Klar, antisemitische "Israel-Kritiker" von heute sind nicht die Nazis von gestern. Also, nicht automatisch. Für unsere hausbackenen Nazis sorgen wir schon selber. Nur reibt man sich dieser Tage schon die Augen: Dieses verdammt Aggressive gegenüber Juden, nur weil sie Menschen sind, ist durch Gedenkveranstaltungen und Pressemitteilungen der vergangenen Jahrzehnte nicht verschwunden. Jener fiese Mangel an Menschlichkeit ist immer noch Teil unseres Landes.

Vor genau 85 Jahren trieben die damals Deutschland Regierenden diesen Antisemitismus voran. Sie planten öffentliches "Aufbegehren" gegen Mitbürger: Wegen einer Menge Märchen, die man ihnen angedichtet hatte. Der über viele Generationen hinweg genährte Vorbehalt gegenüber Juden schlug in praktizierten Hass um, als Wohnungen, Geschäfte und Synagogen gestürmt wurden, Menschen verprügelt wurden, manche von ihnen bis zum Tode. Hunderte starben, von ihren Mitmenschen als "Opfer" ausgemacht, mit denen man es machen könne. Besitztümer wurden gestohlen. Es war einfach nur niedrig.

Gerade weil Feindschaft gegenüber Juden so absurd ist, hält sie sich hartnäckig. Ablehnung von Braunhaarigen oder Linkshändern ergäben ähnlichen Sinn, nur traf es eben Juden.

Liegt es an dieser tief in uns gemachten Erfahrung, in der Erinnerung, dass es heute nicht die Solidarität mit Juden gibt, die sie kriegen müssten?

Wie ist es heute?

Heute checken Juden die Mauern ihrer Wohnhäuser, bevor sie eintreten – es könnte in der Zwischenzeit ein Davidstern aufgemalt sein, wie ein bös gemeinter Stempel.
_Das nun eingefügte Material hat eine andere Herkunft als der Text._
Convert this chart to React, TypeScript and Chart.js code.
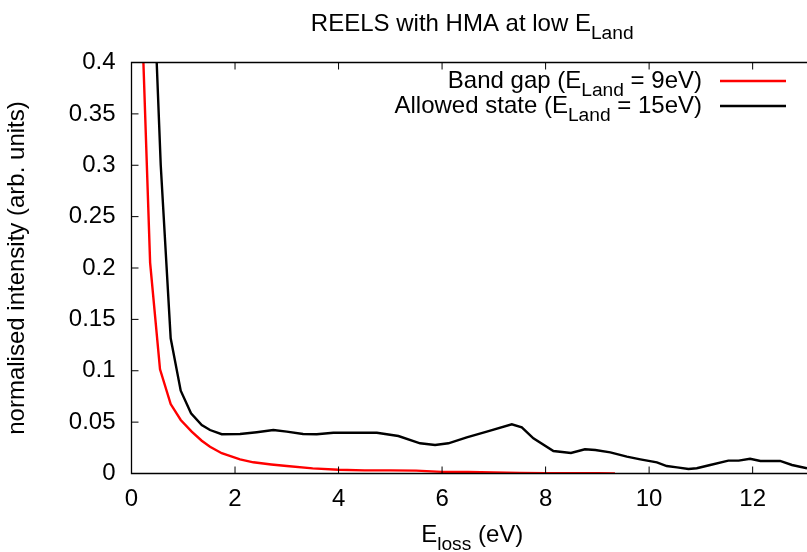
import React, { useEffect, useRef } from 'react';
import { Chart, registerables } from 'chart.js';

Chart.register(...registerables);

// Band gap (E_Land = 9eV) — red
const bandGapX = [0.17, 0.36, 0.551, 0.757, 0.951, 1.163, 1.357, 1.517, 1.743, 2.097, 2.354, 2.7, 3.0, 3.5, 4.0, 4.5, 5.0, 5.5, 6.0, 6.5, 7.0, 7.5, 8.0, 8.5, 9.0, 9.34];
const bandGapY = [0.49, 0.205, 0.1014, 0.0676, 0.0521, 0.0407, 0.0319, 0.0261, 0.0197, 0.0138, 0.0109, 0.0088, 0.0073, 0.005, 0.0036, 0.003, 0.003, 0.0028, 0.0016, 0.0015, 0.001, 0.0006, 0.0004, 0.0003, 0.0002, 0.0001];

// Allowed state (E_Land = 15eV) — black
const allowedX = [0.37, 0.565, 0.757, 0.951, 1.15, 1.357, 1.517, 1.743, 2.097, 2.42, 2.74, 3.0, 3.314, 3.579, 3.9, 4.3, 4.74, 5.156, 5.575, 5.865, 6.122, 6.477, 6.864, 7.347, 7.54, 7.764, 8.151, 8.49, 8.76, 8.96, 9.25, 9.57, 9.83, 10.15, 10.34, 10.54, 10.76, 10.92, 11.18, 11.53, 11.73, 11.95, 12.15, 12.53, 12.76, 13.05];
const allowedY = [0.55, 0.3, 0.1316, 0.0806, 0.0586, 0.0472, 0.0423, 0.0382, 0.0384, 0.0402, 0.0423, 0.0407, 0.0384, 0.0382, 0.0397, 0.0397, 0.0397, 0.0365, 0.0294, 0.0277, 0.0294, 0.0352, 0.0407, 0.0479, 0.045, 0.0343, 0.0219, 0.02, 0.0236, 0.0229, 0.0206, 0.0164, 0.0138, 0.0109, 0.0073, 0.006, 0.0044, 0.0051, 0.0083, 0.0125, 0.0125, 0.0144, 0.0122, 0.0122, 0.0083, 0.0051];

const xTicks = [0, 2, 4, 6, 8, 10, 12];
const yTicks = [0, 0.05, 0.1, 0.15, 0.2, 0.25, 0.3, 0.35, 0.4];

const FONT = '"Liberation Sans", Arial, Helvetica, sans-serif';
const FS = 24;

type Part = { text: string; sub?: boolean };

function drawRich(ctx: CanvasRenderingContext2D, parts: Part[], x: number, y: number, align: 'left' | 'center' | 'right') {
  let total = 0;
  const widths = parts.map((p) => {
    ctx.font = `${p.sub ? FS * 0.8 : FS}px ${FONT}`;
    const w = ctx.measureText(p.text).width;
    total += w;
    return w;
  });
  let cx = align === 'center' ? x - total / 2 : align === 'right' ? x - total : x;
  ctx.textAlign = 'left';
  ctx.textBaseline = 'alphabetic';
  parts.forEach((p, i) => {
    ctx.font = `${p.sub ? FS * 0.8 : FS}px ${FONT}`;
    ctx.fillText(p.text, cx, y + (p.sub ? FS * 0.32 : 0));
    cx += widths[i];
  });
}

const framePlugin = {
  id: 'gnuFrame',
  afterDraw(chart: any) {
    const ctx: CanvasRenderingContext2D = chart.ctx;
    const { left, right, top, bottom } = chart.chartArea;
    const xs = chart.scales.x;
    const ys = chart.scales.y;
    ctx.save();
    ctx.strokeStyle = '#000';
    ctx.lineWidth = 1.3;
    ctx.beginPath();
    ctx.moveTo(right + 2, top);
    ctx.lineTo(left, top);
    ctx.lineTo(left, bottom);
    ctx.lineTo(right + 2, bottom);
    ctx.stroke();
    const tl = 7;
    ctx.lineWidth = 1;
    ctx.beginPath();
    yTicks.forEach((v) => {
      const py = ys.getPixelForValue(v);
      ctx.moveTo(left, py);
      ctx.lineTo(left + tl, py);
    });
    xTicks.forEach((v) => {
      const px = xs.getPixelForValue(v);
      ctx.moveTo(px, bottom);
      ctx.lineTo(px, bottom - tl);
      ctx.moveTo(px, top);
      ctx.lineTo(px, top + tl);
    });
    ctx.stroke();

    ctx.fillStyle = '#000';
    const cx = (left + right) / 2 + 3;
    // title
    drawRich(ctx, [{ text: 'REELS with HMA at low E' }, { text: 'Land', sub: true }], cx, 31, 'center');
    // x label
    drawRich(ctx, [{ text: 'E' }, { text: 'loss', sub: true }, { text: ' (eV)' }], cx, 542, 'center');
    // y label
    ctx.save();
    ctx.translate(24, (top + bottom) / 2);
    ctx.rotate(-Math.PI / 2);
    drawRich(ctx, [{ text: 'normalised intensity (arb. units)' }], 0, 0, 'center');
    ctx.restore();

    // legend
    const legendRight = 702;
    const rows = [
      { parts: [{ text: 'Band gap (E' }, { text: 'Land', sub: true }, { text: ' = 9eV)' }], color: '#ff0000', y: 88 },
      { parts: [{ text: 'Allowed state (E' }, { text: 'Land', sub: true }, { text: ' = 15eV)' }], color: '#000000', y: 113 },
    ];
    rows.forEach((r) => {
      ctx.fillStyle = '#000';
      drawRich(ctx, r.parts, legendRight, r.y, 'right');
      ctx.strokeStyle = r.color;
      ctx.lineWidth = 2.4;
      ctx.beginPath();
      ctx.moveTo(720, r.y - 7);
      ctx.lineTo(786, r.y - 7);
      ctx.stroke();
    });
    ctx.restore();
  },
};

export default function App() {
  const ref = useRef<HTMLCanvasElement | null>(null);
  useEffect(() => {
    if (!ref.current) return;
    const chart = new Chart(ref.current, {
      type: 'line',
      data: {
        datasets: [
          {
            label: 'Band gap',
            data: bandGapX.map((x, i) => ({ x, y: bandGapY[i] })),
            borderColor: '#ff0000',
            backgroundColor: '#ff0000',
            borderWidth: 2.4,
            pointRadius: 0,
            tension: 0,
          },
          {
            label: 'Allowed state',
            data: allowedX.map((x, i) => ({ x, y: allowedY[i] })),
            borderColor: '#000000',
            backgroundColor: '#000000',
            borderWidth: 2.4,
            pointRadius: 0,
            tension: 0,
          },
        ],
      },
      options: {
        animation: false,
        responsive: false,
        layout: { padding: { top: 62.5, right: 0, left: 0, bottom: 0 } },
        plugins: { legend: { display: false }, tooltip: { enabled: false }, title: { display: false } },
        scales: {
          x: {
            type: 'linear',
            min: 0,
            max: 13.05,
            grid: { display: false, drawTicks: false },
            border: { display: false },
            ticks: { color: '#000', font: { family: FONT, size: FS }, padding: 11, callback: (v: any) => String(v) },
            afterBuildTicks: (s: any) => {
              s.ticks = xTicks.map((v) => ({ value: v }));
            },
            afterFit: (s: any) => {
              s.height = 78.5;
            },
          },
          y: {
            type: 'linear',
            min: 0,
            max: 0.4,
            grid: { display: false, drawTicks: false },
            border: { display: false },
            ticks: {
              color: '#000',
              font: { family: FONT, size: FS },
              padding: 16,
              callback: (v: any) => String(parseFloat(Number(v).toFixed(2))),
            },
            afterBuildTicks: (s: any) => {
              s.ticks = yTicks.map((v) => ({ value: v }));
            },
            afterFit: (s: any) => {
              s.width = 131.5;
            },
          },
        },
      },
      plugins: [framePlugin],
    });
    return () => chart.destroy();
  }, []);
  return (
    <div style={{ position: 'absolute', left: 0, top: 0, width: 807, height: 552, background: '#fff' }}>
      <canvas ref={ref} width={807} height={552} style={{ display: 'block' }} />
    </div>
  );
}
Kurz nach den Massakern der Hamas in Israel, die eine globale Welle von Antisemitismus hervorrufen sollten, war ich in einem jüdischen Geschäft und konnte den Mut und den Grimm des Inhabers kaum ertragen. Er hatte am so genannten "Tag es Zorns", zu dem die Hamas aufgerufen hatte, geöffnet. Polizeischutz hatte er erfolglos erbeten, die Beamten waren an vielen Orten der Stadt zum Schutz von Juden im Einsatz und überfordert, sie beschieden, er sei ja Privatbusiness. Er ließ sich kaum etwas anmerken. Wirkte stolz. Aber da war eine Menge in ihm, über das er die Stirn runzeln musste. Seinen Alltag wollte er indes so wenig wie möglich davon beeindruckt wissen. Diese Größe machte mich stumm.

Heute werden die Kippa Tragende angemacht, und mehr. Demonstranten entblödeten sich nicht, vor einer Kaffeehauskette herumzupöbeln, weil sie angeblich im Besitz von Menschen liege, die jüdisch sind. Ob es stimmt: Egal. Es bleibt der böse Wunsch zum Markieren.

Und der Nahe Osten?

Und mit Gaza und mit den Palästinensern hat dies wenig zu tun. Denen hilft es nicht, wo ich einen Kaffee nicht trinke. Denn vollkommen unabhängig davon, was im Nahen Osten geschieht: Mit Juden in Deutschland hat das keinen Deut zu tun. Wer anderes behauptet, sollte in sich schauen.

Infografik: Wo Deutsche die Ursachen für Antisemitismus sehen | Statista
Infografik: Wo Deutsche die Ursachen für Antisemitismus sehen | Statista

Überhaupt lohnt sich sowas. Dann sieht man, was einen wirklich stört. Und was nun echt nicht. Wie könnte ein Jude einen stören? Warum dann nicht gleicher Respekt, gleiche Augenhöhe? Dann stellt sich das Mitgefühl von alleine ein, zum Beispiel für Menschen, die sich fragen, ob man sie in ihrer Bedrohung ernst nimmt. Da ist kein Platz für ein "ja, aber". Denn das führt nur weg, vor allem von Lösungen – dann verliert man sich in irgendwelchen Strukturen, die man meint ausgemacht zu haben; dabei sind es nur Überbauten, die das Herz verhärten. Die gängigen: angeblicher Einfluss aufs Weltgeschehen, finstere Verschwörungen, Geldgier und weiterer Kram.

Es ist ganz einfach, zwei Herzen in sich zu tragen. Es ist Platz für ein Einschreiten gegen Unrecht gegenüber allen Menschen, da braucht niemand gegen den anderen ausgespielt werden.